Così mentre ieri pomeriggio Carlo Calenda convocava il comitato politico che fa sedere allo stesso tavolo i principali esponenti di Azione e Italia viva, e mentre contestualmente Matteo Renzi nominava l'ex deputato berlusconiano Andrea Ruggieri alla guida del Riformista in qualità di direttore responsabile, si registrava uno degli strappi più irreparabili tra i due. Di quelli che poi è difficile non preludano all'arrivederci e grazie. 

 

"Niente più Leopolda", ha detto Calenda ai renziani nel corso della riunione. Insomma, dovete rinunciare a una parte del vostro passato per fare un salto nel futuro, guardare al partito unico, "perché se vogliamo tenere in vita tre partiti diversi ci dividiamo e amici come prima". Solo che per l'universo che gravita attorno all'ex premier fiorentino non è che si tratti proprio di un passaggio a cuor leggero. E c'è un dettaglio che lo conferma. Perché al di là di come finirà il percorso verso il soggetto unitario, che anche ieri ha visto riaffermare come orizzonte il prossimo ottobre, Renzi starebbe pensando di organizzare una nuova edizione, sarebbe la dodicesima, della kermesse organizzata nella storica stazione di Porta al Prato, a Firenze. La data sarebbe quella del marzo 2024. Ma è evidente che se continua e esistere la Leopolda, l'elefante nella stanza è la persistenza di Italia viva. Da qui i sospetti di Calenda che l'alleato stia facendo un doppio gioco per ingannarlo e soffiargli il partito.

 

Sulla Leopolda c'è tutta un'epica che riassumiamo in poche battute. Nata nel 2010 ai tempi del Renzi sindaco di Firenze, ha rappresentato da sempre la chiamata alla mobilitazione per il popolo renziano. Sopra ci hanno scritto almeno un paio di libri. Una convention all'americana con musica degli Imagine Dragons e Jovanotti sparata a tutto volume, intervallata a discorsi tra il politico e il motivazionale. Ci sono passati un po' tutti coloro che hanno condiviso un tratto di strada con Renzi, da Pippo Civati a Teresa Bellanova. Renzi non ci ha rinunciato neppure quando era a Palazzo Chigi. Il suo intervento conclusivo era sempre di domenica, all'ora di pranzo, prima del Tg1. L'anno scorso non ci fu modo di organizzarla: troppo improvvisa la crisi di governo e la convocazione alle urne di settembre. E' stata anche croce e delizia, per l'ex premier. Visto che dalla Leopolda prese piede la famosa inchiesta Open della procura di Firenze. 

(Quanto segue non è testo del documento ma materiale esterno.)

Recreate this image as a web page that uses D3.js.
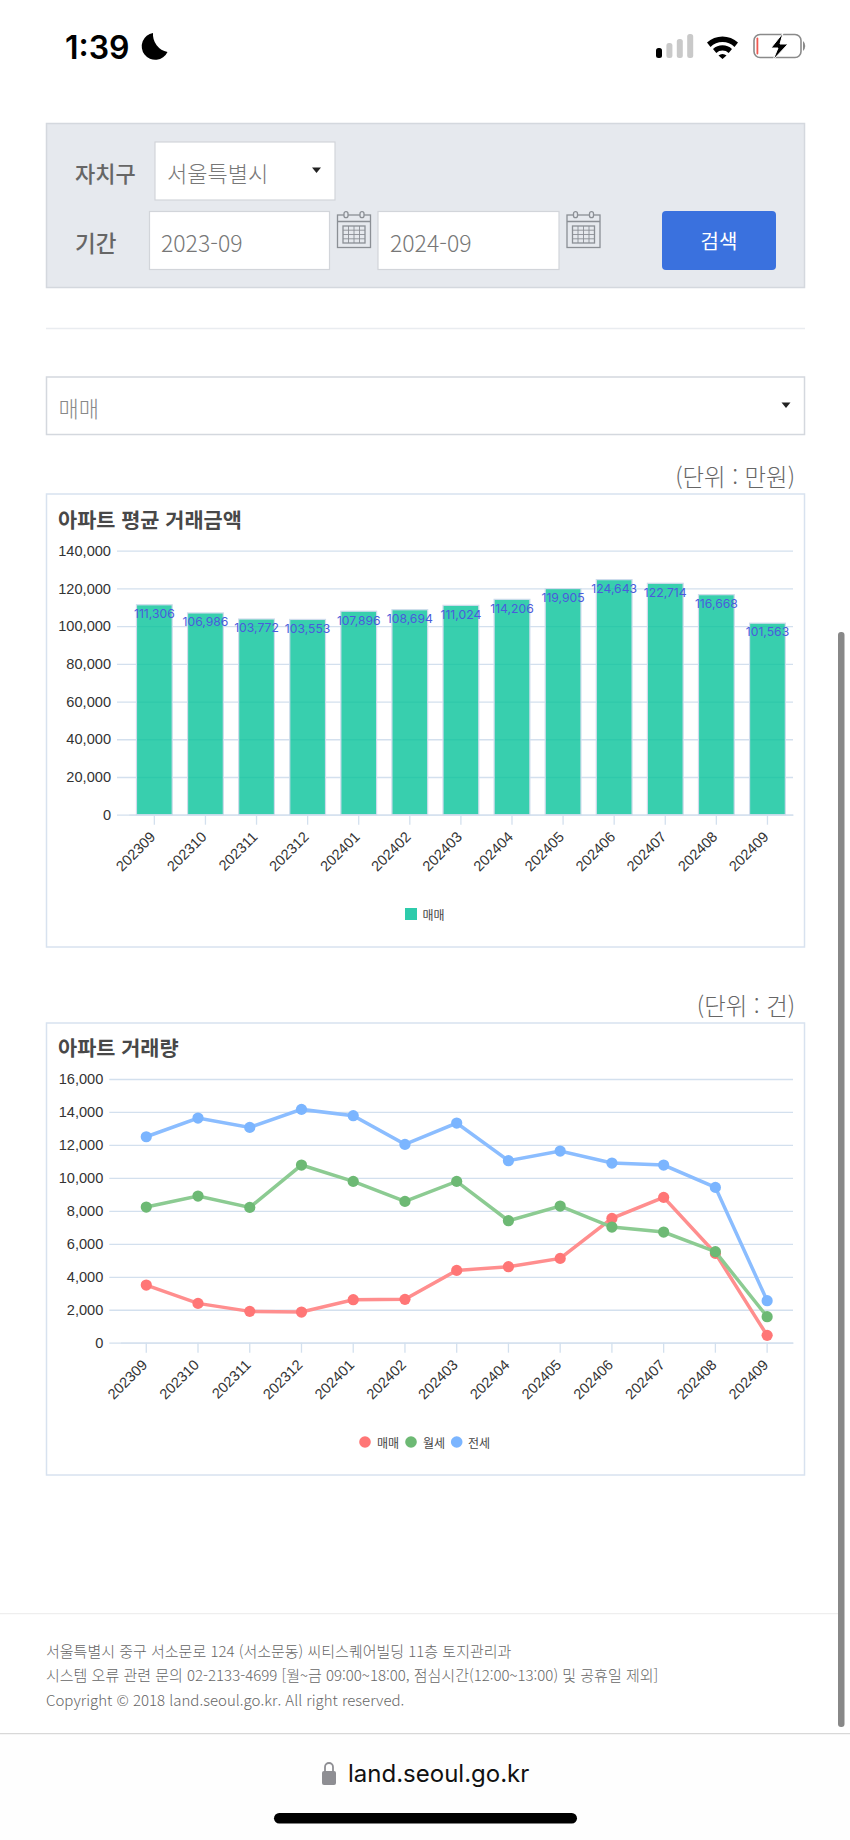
<!DOCTYPE html>
<html lang="ko"><head><meta charset="utf-8">
<script src="https://cdn.jsdelivr.net/npm/d3@7"></script>
<style>
html,body{margin:0;padding:0;background:#fff;overflow:hidden}
svg{display:block}
text{font-family:"Noto Sans CJK KR","Noto Sans",sans-serif}
.tick text{font-family:"Liberation Sans",Arial,sans-serif;font-size:14.6px;fill:#333}
</style></head><body><div id="chart"></div>
<script>
const months = ["202309","202310","202311","202312","202401","202402","202403","202404","202405","202406","202407","202408","202409"];
const avgPrice = [111306,106986,103772,103553,107896,108694,111024,114206,119905,124643,122714,116668,101563];
const sale = [3498,2386,1901,1860,2609,2629,4388,4610,5116,7542,8816,5419,445];
const monthly = [8230,8898,8210,10778,9788,8574,9788,7401,8291,7017,6714,5520,1577];
const jeonse = [12497,13630,13063,14156,13772,12032,13327,11042,11628,10900,10778,9424,2548];
const priceTicks = [0,20000,40000,60000,80000,100000,120000,140000];
const volumeTicks = [0,2000,4000,6000,8000,10000,12000,14000,16000];
const fmt = d3.format(",");
const GRID = "#d3e0ee";

const svg = d3.select("#chart").append("svg").attr("width",850).attr("height",1840);
svg.append("rect").attr("width",850).attr("height",1840).attr("fill","#fff");

function txt(s,x,y,size,fill,weight,anchor,family){
  const t=svg.append("text").attr("x",x).attr("y",y).attr("font-size",size).attr("fill",fill)
    .attr("font-weight",weight||400).attr("text-anchor",anchor||"start").attr("dominant-baseline","central").text(s);
  if(family) t.style("font-family",family);
  return t;
}
function box(x,y,w,h,fill,stroke,sw,r){
  return svg.append("rect").attr("x",x).attr("y",y).attr("width",w).attr("height",h).attr("fill",fill)
    .attr("stroke",stroke||"none").attr("stroke-width",sw||1).attr("rx",r||0);
}
function caret(x,y){svg.append("path").attr("d",`M${x-4.5},${y-2.5}H${x+4.5}L${x},${y+3}Z`).attr("fill","#222");}
function calendar(x,y){
  const g=svg.append("g").attr("transform",`translate(${x},${y})`).attr("fill","none").attr("stroke","#8b8f95").attr("stroke-width",1.3);
  g.append("rect").attr("x",.5).attr("y",4).attr("width",33).attr("height",32.5).attr("fill","#e6e9ee");
  g.append("path").attr("d","M.5,10.5H33.5");
  g.append("rect").attr("x",7).attr("y",.7).attr("width",4).attr("height",6).attr("rx",2).attr("fill","#e6e9ee");
  g.append("rect").attr("x",23).attr("y",.7).attr("width",4).attr("height",6).attr("rx",2).attr("fill","#e6e9ee");
  g.append("rect").attr("x",6).attr("y",15).attr("width",22).attr("height",17);
  g.append("path").attr("stroke-width",.9).attr("d","M11.5,15V32M17,15V32M22.5,15V32M6,19.2H28M6,23.5H28M6,27.8H28");
}

/* status bar */
txt("1:39",65,47,32,"#000",600,"start","Inter, sans-serif");
svg.append("path").attr("d","M153,33A13.5,13.5 0 1 0 167.5,52A18,18 0 0 1 153,33Z").attr("fill","#000");
[["#000",48],["#c9c9c9",43],["#c9c9c9",39],["#c9c9c9",34]].forEach((b,i)=>{
  box(656+i*10.4,b[1],6,58-b[1],b[0],null,0,2.5);
});
svg.append("path").attr("d","M707,42.5A23,23 0 0 1 738,42.5L734.5,47A17,17 0 0 0 710.5,47Z M713,49A14,14 0 0 1 732,49L728.7,53A9,9 0 0 0 716.3,53Z M718.5,55.5A6,6 0 0 1 726.5,55.5L722.5,59Z").attr("fill","#000");
box(754,34.5,47,23,"#fff","#8a8a8a",1.6,6);
box(756.5,37.5,1.8,17,"#f05a52",null,0,1);
svg.append("path").attr("d","M803,41V51A5,6 0 0 0 803,41Z").attr("fill","#8a8a8a");
svg.append("path").attr("d","M783,33L771,48H778L773,60L788,44H780Z").attr("fill","#000").attr("stroke","#fff").attr("stroke-width",1);

/* search form */
box(46.5,123.5,758,164,"#e6e9ee","#d4d8de",1.5);
txt("자치구",75,171.5,22,"#666",500);
box(155,142,180,58,"#fff","#d2d5da",1.2);
txt("서울특별시",167,171.5,22,"#777",300);
caret(316.5,170);
txt("기간",75,241.5,22.5,"#666",500);
box(149.5,211.5,180,58,"#fff","#d2d5da",1.2);
txt("2023-09",161,242,23,"#777",300);
calendar(337,211);
box(378,211.5,181,58,"#fff","#d2d5da",1.2);
txt("2024-09",390,242,23,"#777",300);
calendar(566.5,211);
box(662,211,114,59,"#3a71de",null,0,4);
txt("검색",719,240.5,20,"#fff",400,"middle");
svg.append("path").attr("d","M46,328.5H805").attr("stroke","#e9ecf0").attr("stroke-width",1.5);
box(46.5,377,758,57.5,"#fff","#d4d8de",1.5);
txt("매매",58.5,406.5,22,"#888",300);
caret(786,405);

/* shared axes */
function frame(top,bottom){ box(46.5,top,758,bottom-top,"#fff","#d8e2ef",1.5); }
function axes(x,y,ticks,leftX){
  const right=x.range()[1], left=x.range()[0];
  const ya=svg.append("g").attr("transform",`translate(${left},0)`)
    .call(d3.axisLeft(y).tickValues(ticks).tickFormat(fmt).tickSizeOuter(0).tickSizeInner(left-leftX).tickPadding(6));
  ya.select(".domain").remove();
  ya.selectAll(".tick line").attr("x2",-(left-leftX)).attr("x1",right-left).attr("stroke",GRID).attr("stroke-width",1.3);
  const xa=svg.append("g").attr("transform",`translate(0,${y(0)})`)
    .call(d3.axisBottom(x).tickSizeOuter(0).tickSizeInner(10).tickPadding(4));
  xa.select(".domain").attr("stroke",GRID).attr("stroke-width",1.3);
  xa.selectAll(".tick line").attr("stroke",GRID).attr("stroke-width",1.3);
  xa.selectAll(".tick text").attr("text-anchor","end").attr("y",0).attr("dy",0).attr("transform","translate(2,23) rotate(-45)");
}

/* chart 1 */
txt("(단위 : 만원)",795,476,23.4,"#666",300,"end");
frame(494,947);
txt("아파트 평균 거래금액",58,519,20.8,"#484848",700);
const x1=d3.scaleBand().domain(months).range([128.8,793]).paddingInner(0.3).paddingOuter(0.15);
const y1=d3.scaleLinear().domain([0,140000]).range([814.7,550.7]);
axes(x1,y1,priceTicks,117);
svg.append("g").selectAll("rect").data(avgPrice).join("rect")
  .attr("x",(d,i)=>x1(months[i])).attr("width",x1.bandwidth())
  .attr("y",d=>y1(d)).attr("height",d=>y1(0)-y1(d))
  .attr("fill","#03c298").attr("fill-opacity",.79).attr("stroke","#cfdcec").attr("stroke-width",1.2);
svg.append("g").selectAll("text").data(avgPrice).join("text")
  .attr("x",(d,i)=>x1(months[i])+x1.bandwidth()/2).attr("y",d=>y1(d)+8.8)
  .attr("text-anchor","middle").attr("dominant-baseline","central")
  .attr("font-size",12.2).attr("fill","#4a5bdc").style("font-family","Inter, sans-serif").text(fmt);
box(405,908,12,12,"#2ecbab");
txt("매매",422.5,914,12,"#444",400);

/* chart 2 */
txt("(단위 : 건)",795,1005,23.4,"#666",300,"end");
frame(1023,1475);
txt("아파트 거래량",58,1047,20.8,"#484848",700);
const x2=d3.scaleBand().domain(months).range([120.4,793]).padding(0);
const y2=d3.scaleLinear().domain([0,16000]).range([1342.7,1079]);
axes(x2,y2,volumeTicks,109.3);
const series=[
  {name:"매매",values:sale,line:"#ff8e8e",dot:"#ff7676",lx:365,tx:377},
  {name:"월세",values:monthly,line:"#8ccb92",dot:"#6db974",lx:411,tx:423},
  {name:"전세",values:jeonse,line:"#8bbdff",dot:"#7bb5ff",lx:456.7,tx:468}
];
const cx=i=>x2(months[i])+x2.bandwidth()/2;
const line=d3.line().x((d,i)=>cx(i)).y(d=>y2(d));
series.forEach(s=>{
  svg.append("path").attr("d",line(s.values)).attr("fill","none").attr("stroke",s.line).attr("stroke-width",3.5);
  svg.append("g").selectAll("circle").data(s.values).join("circle")
    .attr("cx",(d,i)=>cx(i)).attr("cy",d=>y2(d)).attr("r",5.6).attr("fill",s.dot);
  svg.append("circle").attr("cx",s.lx).attr("cy",1442).attr("r",5.8).attr("fill",s.dot);
  txt(s.name,s.tx,1442,12,"#444",400);
});

/* footer */
svg.append("path").attr("d","M0,1613.7H838").attr("stroke","#eeeeee").attr("stroke-width",1.3);
txt("서울특별시 중구 서소문로 124 (서소문동) 씨티스퀘어빌딩 11층 토지관리과",46,1650,15,"#666",300);
txt("시스템 오류 관련 문의 02-2133-4699 [월~금 09:00~18:00, 점심시간(12:00~13:00) 및 공휴일 제외]",46,1674.5,15,"#666",300);
txt("Copyright © 2018 land.seoul.go.kr. All right reserved.",46,1699,15,"#666",300);
box(838,632,6.5,1095,"#888",null,0,3);
svg.append("rect").attr("y",1734).attr("width",850).attr("height",106).attr("fill","#fefefe");
svg.append("path").attr("d","M0,1733.7H850").attr("stroke","#cfcfcf").attr("stroke-width",1);
box(322,1771,14,14,"#8e8e93",null,0,2);
svg.append("path").attr("d","M325,1772V1767A4,4 0 0 1 333,1767V1772").attr("fill","none").attr("stroke","#8e8e93").attr("stroke-width",1.8);
txt("land.seoul.go.kr",348,1773.5,24,"#111",400,"start","Inter, sans-serif");
box(274,1813,303,10.5,"#000",null,0,5.2);
</script></body></html>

Si capisce perché per il "senatore semplice di Scandicci" rappresenti una specie di sipario calato giù per sempre, e con modi e tempistiche che non aveva calcolato. Perché va bene defilarsi, lasciare a Calenda il ruolo di leader. Ma perché mai dovrei perdere questo spazio di popolo (ristretto), questa connessione sentimentale con la mia gente? Sono questi i pensieri che lo animano in queste ore. "Chi conosce quell’esperienza sa che è un momento bello di confronto politico tra generazioni e storie diverse. È un momento in cui tante persone si avvicinano alla politica. Dire che non può essere più fatta la Leopolda non ha senso. La facciamo con migliaia di volontari dal 2010, non vedo perché dovremmo smettere di farla oggi in un momento in cui la politica va difesa dai populismi e dai sovranismi", ha scritto oggi su Twitter.

Persino sulle altre condizioni poste da Calenda - tra cui il divieto di conflitto di interessi che gli impedirebbe di ricoprire nuovi incarichi nel nuovo partito qualora continuasse con l'attività di conferenziere in giro per il mondo (soprattutto arabo) -, Renzi aveva dato il suo beneplacito. 

 

Alla fine forse è più questo, più dei soldi, dei 200mila euro oggi e del 70 per cento del 2x1000 poi, della contendibilità della leadership (si scaldavano Raffaella Paita e Luigi Marattin) ad aver convinto Renzi che il matrimonio con Calenda non è che s'ha da fare per forza. "Anche perché a farmi un gruppo autonomo al Senato ci metto un minuto". E a organizzare una nuova Leopolda, a quel punto, ancor meno.